In parallel, scholarship is moving beyond extractive paradigms that treat communities as data mines. Community-led and participatory action research redistributes authorship and authority, centering those most harmed in defining problems and co-creating solutions. These approaches do not romanticize “the community.” Rather, they emphasize consent, co-governance, and transparent benefit-sharing as ethical commitments.

Theorizing Hope as Practice: hook, Freire, Solnit, Goodall

For bell hooks, hope is inseparable from love as a public ethic. Her pedagogy names care, joy, and healing as rigorous practices that sustain learning and struggle. In classrooms and communities, this ethic refuses domination and insists that all those involved in our inquiries are part of the knowledge we produce.

On the other hand, Paulo Freire frames hope as a verb: a disciplined praxis grounded in critical consciousness and dialogic engagement. To hope, in Freire’s register, is to name and transform the world through collective reflection and action. Here, hope and critique are companions.

Rebecca Solnit reminds us that hope lives in uncertainty and that collective action can shape even when outcomes are not guaranteed. Hope, then, is neither optimism nor denial; it is a commitment to act without certainty, to wager the possibility that our efforts matter.

Finally, Jane Goodall orients us toward interdependence and stewardship, insisting on intergenerational responsibility and attention to the more-than-human world. Her ethic invites education to expand its circle of concern beyond humans, recognizing that our futures are tangled with the soil, water, animals, and air that make life possible.

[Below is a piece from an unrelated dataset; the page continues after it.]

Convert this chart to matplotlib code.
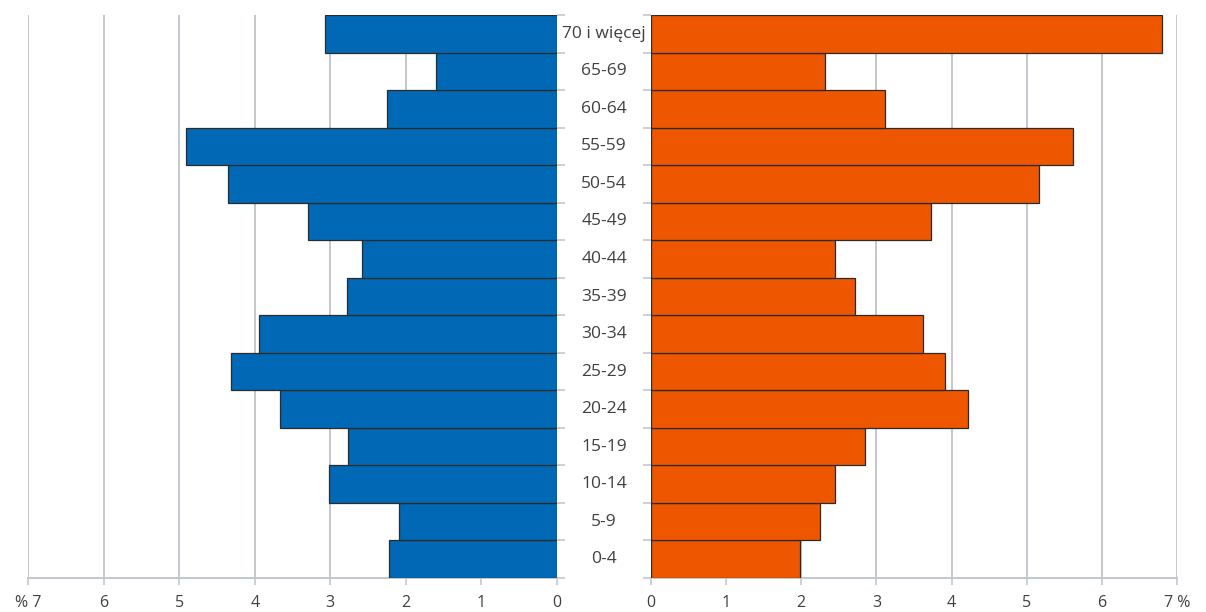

They as well as others, like Waubgeshig Rice, Arundhati Roy and Byung-chul Han, who confront the world with their thinking and activism, position hope as a socially grounded, ethically demanding practice. Generative hope becomes both method and horizon: it governs how we research and what futures we commit to making possible.

The GSRC as a Site of Collective Radical Hope

Now, the GSRC is not merely an event. It is a laboratory for generative hope. Panels, roundtables, online posters, and workshops will convey expressions of hope from a vast array of scholars. By foregrounding intersectionality and interdisciplinary appreciation, the conference refuses a standard approach to education and invites conversation across different fields, methods, identities, and places.

Essentially, the conference becomes a mirror and a map. It will reflect the lived experiences that shape our scholarship while charting routes toward more just educational futures.

Choosing Hope, Building Worlds

To choose hope now is to refuse inevitability. Generative hope does not deny grief; it honors it as a teacher and companion to struggle. Amid disorder, we commit to the patient work of world-building.

Let this year’s GSRC be a site where hope is not simply spoken but enacted: a space where we rehearse the futures we need and invite others to join us in making them real. In doing so, we remind ourselves that uncertainty is not only a threat, but an opportunity to see what is possible.


Rafiel Rajinthrakumar is an independent writer, whose work focuses on critical pedagogies, teaching, popular culture, and sports. He is a second-year student in the Master of Teaching (MT) program at OISE and resides in the Greater Toronto Area.